If world currencies hold up their relationship with dollar then it is possible price rise may be contained through global demand constriction. At this point some countries may loosen the peg. I think this will trigger a currency pressure through naked positions or high stake currency bets.
Net-net
I think we might see cycles of inflation and deflation compressed in short periods of times. Consumer prices may not be as impacted as it takes time to transmit through the system.
then again it seems all weird and confusing.
“Edward here. This might make for good headlines on Bloomberg, but it is patently false. The United States is not now or ever going bust.”
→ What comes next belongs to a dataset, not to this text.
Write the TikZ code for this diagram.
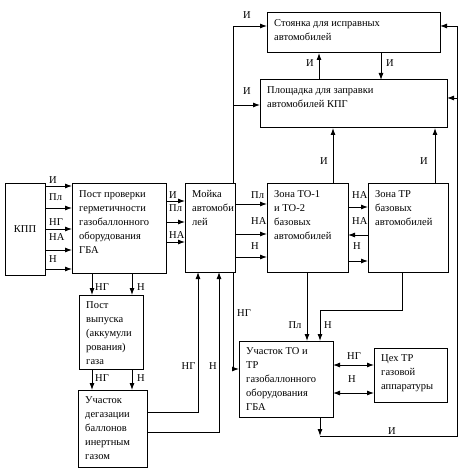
\documentclass[tikz,border=0pt]{standalone}
\usepackage{fontspec}
\setmainfont{Liberation Serif}
\usetikzlibrary{arrows.meta}
\newcommand\blk[6]{%
  \node[box, minimum width={#4-#2}, minimum height={#5-#3}] (#1) at (#2,#3) {};
  \node[txt] (#1t) at ([xshift=7pt, yshift=-6pt]#1.north west) {#6};
}
\begin{document}
\begin{tikzpicture}[x=1pt,y=-1pt,
  box/.style={draw, line width=1pt, anchor=north west, inner sep=0pt, outer sep=0pt},
  txt/.style={anchor=north west, align=left, inner sep=0pt, font=\fontsize{10.5}{14}\selectfont},
  lbl/.style={inner sep=0pt, font=\fontsize{10.5}{12}\selectfont},
  arr/.style={line width=0.9pt, -{Latex[length=7pt,width=5pt]}},
  ln/.style={line width=0.9pt},
  darr/.style={line width=0.9pt, {Latex[length=7pt,width=5pt]}-{Latex[length=7pt,width=5pt]}}
]
\useasboundingbox (0,0) rectangle (463,470);

% boxes
\node[box, minimum width=40, minimum height=91, font=\fontsize{10.5}{12}\selectfont] (kpp) at (5,184) {КПП};
\blk{post}{72}{184}{166}{273}{Пост проверки\\герметичности\\газобаллонного\\оборудования\\ГБА}
\blk{moika}{185}{184}{235}{272}{Мойка\\автомоби\\лей}
\blk{to}{267}{184}{348}{272}{Зона ТО-1\\и ТО-2\\базовых\\автомобилей}
\blk{tr}{368}{184}{448}{272}{Зона ТР\\базовых\\автомобилей}
\blk{stoy}{267}{13}{440}{53}{Стоянка для исправных\\автомобилей}
\blk{plosh}{260}{80}{447}{128}{Площадка для заправки\\автомобилей КПГ}
\blk{vyp}{79}{295}{143}{369}{Пост\\выпуска\\(аккумули\\рования)\\газа}
\blk{deg}{78}{390}{147}{467}{Участок\\дегазации\\баллонов\\инертным\\газом}
\blk{uch}{239}{341}{333}{417}{Участок ТО и\\ТР\\газобаллонного\\оборудования\\ГБА}
\blk{ceh}{374}{348}{447}{402}{Цех ТР\\газовой\\аппаратуры}

% KPP -> post
\foreach \y/\l/\ly in {186/И/180, 208/Пл/197, 229/НГ/222, 250/НА/237, 269/Н/259}{
  \draw[arr] (kpp.east |- 0,\y) -- (post.west |- 0,\y);
  \node[lbl, anchor=west] (lk\y) at (49,\ly) {\l};
}
% post -> moika
\foreach \y/\l/\ly in {201/И/195, 222/Пл/208, 242/НА/235}{
  \draw[arr] (post.east |- 0,\y) -- (moika.west |- 0,\y);
  \node[lbl, anchor=west] (lp\y) at (169,\ly) {\l};
}
% moika -> TO
\foreach \y/\l/\ly in {204/Пл/195, 234/НА/221, 257/Н/246}{
  \draw[arr] (moika.east |- 0,\y) -- (to.west |- 0,\y);
  \node[lbl, anchor=west] (lm\y) at (251,\ly) {\l};
}
% TO <-> TR
\draw[arr] (to.east |- 0,207) -- (tr.west |- 0,207);
\draw[arr] (tr.west |- 0,235) -- (to.east |- 0,235);
\draw[arr] (to.east |- 0,261) -- (tr.west |- 0,261);
\node[lbl, anchor=west] (lt1) at (352,195) {НА};
\node[lbl, anchor=west] (lt2) at (352,221) {НА};
\node[lbl, anchor=west] (lt3) at (353,246) {Н};

% top connections
\draw[arr] (moika.north -| 233,0) |- (stoy.west |- 0,26);
\draw[arr] (233,105) -- (plosh.west |- 0,105);
\node[lbl] (li1) at (247,15) {И};
\node[lbl] (li2) at (247,91) {И};
\draw[arr] (plosh.north -| 319,0) -- (stoy.south -| 319,0);
\draw[arr] (stoy.south -| 381,0) -- (plosh.north -| 381,0);
\node[lbl] (li3) at (310,63) {И};
\node[lbl] (li4) at (390,63) {И};
\draw[arr] (to.north -| 333,0) -- (plosh.south -| 333,0);
\draw[arr] (tr.north -| 435,0) -- (plosh.south -| 435,0);
\node[lbl] (li5) at (324,161) {И};
\node[lbl] (li6) at (424,161) {И};

% left column
\draw[arr] (post.south -| 92,0) -- (vyp.north -| 92,0);
\draw[arr] (post.south -| 132,0) -- (vyp.north -| 132,0);
\node[lbl, anchor=west] (lv1) at (95,287) {НГ};
\node[lbl, anchor=west] (lv2) at (137,287) {Н};
\draw[arr] (vyp.south -| 92,0) -- (deg.north -| 92,0);
\draw[arr] (vyp.south -| 132,0) -- (deg.north -| 132,0);
\node[lbl, anchor=west] (lv3) at (95,378) {НГ};
\node[lbl, anchor=west] (lv4) at (137,378) {Н};

% degas -> moika
\draw[arr] (deg.east |- 0,412) -| (moika.south -| 198,0);
\draw[arr] (deg.east |- 0,432) -| (moika.south -| 219,0);
\node[lbl] (ld1) at (188.5,366) {НГ};
\node[lbl] (ld2) at (213,366) {Н};

% moika -> uch
\draw[arr] (moika.south -| 233,0) |- (uch.west |- 0,369);
\node[lbl] (lu1) at (244,313) {НГ};

% TO, TR -> uch
\draw[arr] (to.south -| 307,0) -- (uch.north -| 307,0);
\draw[arr] (tr.south -| 402,0) -- (402,310) -| (uch.north -| 320,0);
\node[lbl] (lu2) at (295,325) {Пл};
\node[lbl] (lu3) at (328,325) {Н};

% uch <-> ceh
\draw[darr] (uch.east |- 0,365) -- (ceh.west |- 0,365);
\draw[darr] (uch.east |- 0,393) -- (ceh.west |- 0,393);
\node[lbl] (lc1) at (354,356) {НГ};
\node[lbl] (lc2) at (352,379) {Н};

% uch -> back to parking
\coordinate (cb) at (320,436);
\coordinate (cr) at (457,436);
\draw[arr] (uch.south -| cb) -- (cb);
\draw[arr] (cb) -- (cr) |- (stoy.east |- 0,26);
\draw[arr] (457,98) -- (plosh.east |- 0,98);
\node[lbl] (lb1) at (392,431) {И};
\end{tikzpicture}
\end{document}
Edward, You are arguing form over substance…..technically the US cannot go bust, although (at least theoretically), if we have a major dollar crisis with a big backup in rates (medium to long part of the yield curve), and therefore a deflationary spiral (this is not my view), the US government would go “bust”. In other words, the mkt will force the us to stop providing massive QE (printing money), by killing the dollar and preventing the government to honou its obligation?.
When I talk about secular consumer price inflation, I mean prices rising due to an increase in consumption demand that outstrips supply. That is secular – and this is not what we are going to see with capacity levels low, hours worked low, labor force participation rates low and so on and so forth.
What we can see is cyclical inflation – with import prices due to a falling dollar and money printing being transmission mechanisms. An inflationary environment will invite a response by the Fed – making the deflationary trend more powerful in my view. We are not off to Zimbabwe.